Is there anything about that chart that suggests a short?


Enquiring Minyans do not give up so easily and might want to consider fundamentals and other factors.
It just so happens there is still more evidence to consider.

As far as rate hike cycles go this one is getting reasonably long in the tooth. Only 4 times in history has the FED hiked 6 times in a row without a pause. I am counting the February hike as a given. The UK managed just 5 hikes in its tightening cycle before housing began to collapse. The next move in rates in the UK is likely down. Often times we follow the UK housing cycle with a lag.

Housing in the US appears to be slowing, manufacturing appears to be slowing, and jobs have been stagnant for months. Mass layoffs are still coming in on the hot side and the long bond is hinting at recession. If housing collapses or job growth collapses I doubt that Greenspan keeps hiking as advertised.

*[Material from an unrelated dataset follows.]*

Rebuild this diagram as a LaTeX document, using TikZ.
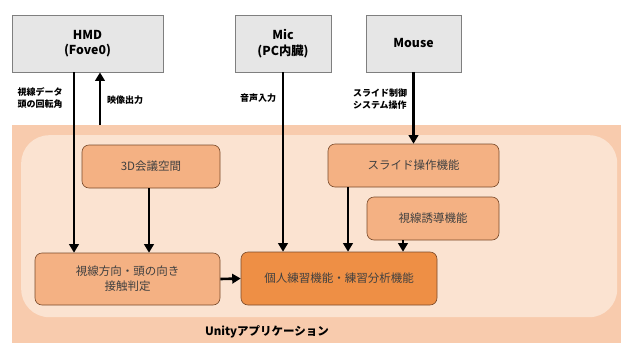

Here is the latest Philly Fed report:
Philadelphia Fed Says Factories Slowing
story.news.yahoo.com
Factory activity in the U.S. Mid-Atlantic region expanded for a 20th straight month in January but at the slowest pace in 18 months, a survey showed on Thursday. The Philadelphia Federal Reserve (news - web sites)'s business activity index fell to 13.2 in January from 25.4 in December, marking the 20th consecutive month of expansion for factories in the highly industrialized mid-Atlantic region of the United States.
But the January reading was the lowest in 18 months, and far lower than the 26.4 median forecast by economists.
The new orders component, a pointer to future growth, fell for the fourth month, to 9.8 in January from 20.9 in December.

Mike Trebing, an analyst at the Philadelphia Fed, noted that while the new orders index has been falling, it was still positive. "We still had growth, but not as strong growth," he said, adding, "We have had declines like this before but the numbers bounced back the next month."


When was the last time new orders declined 4 months in a row?
One more month like this and new orders will be contracting.
When was the last time new orders turned up after 6 rate hikes?
I am willing to bet never.
Is everyone in denial about the slowing?
I think so, especially given the lagging affect on the economy of repeated interest rate hikes.
"We have had declines like this before but the numbers bounced back the next month."

In this Minyan’s opinion, the extreme sentiment against US interest rate futures, poor stock market action, excellent action in the long bond, corrective wave patterns on Eurodollar charts, bullish looking 10-yr treasury charts, as well as a load of evidence that the world’s economy is slowing are all point to a pause in this rate hiking cycle, perhaps even a reversal if housing really takes a dive. The next hike is probably a given. I doubt we see too many more. Obviously this is my opinion and not advice.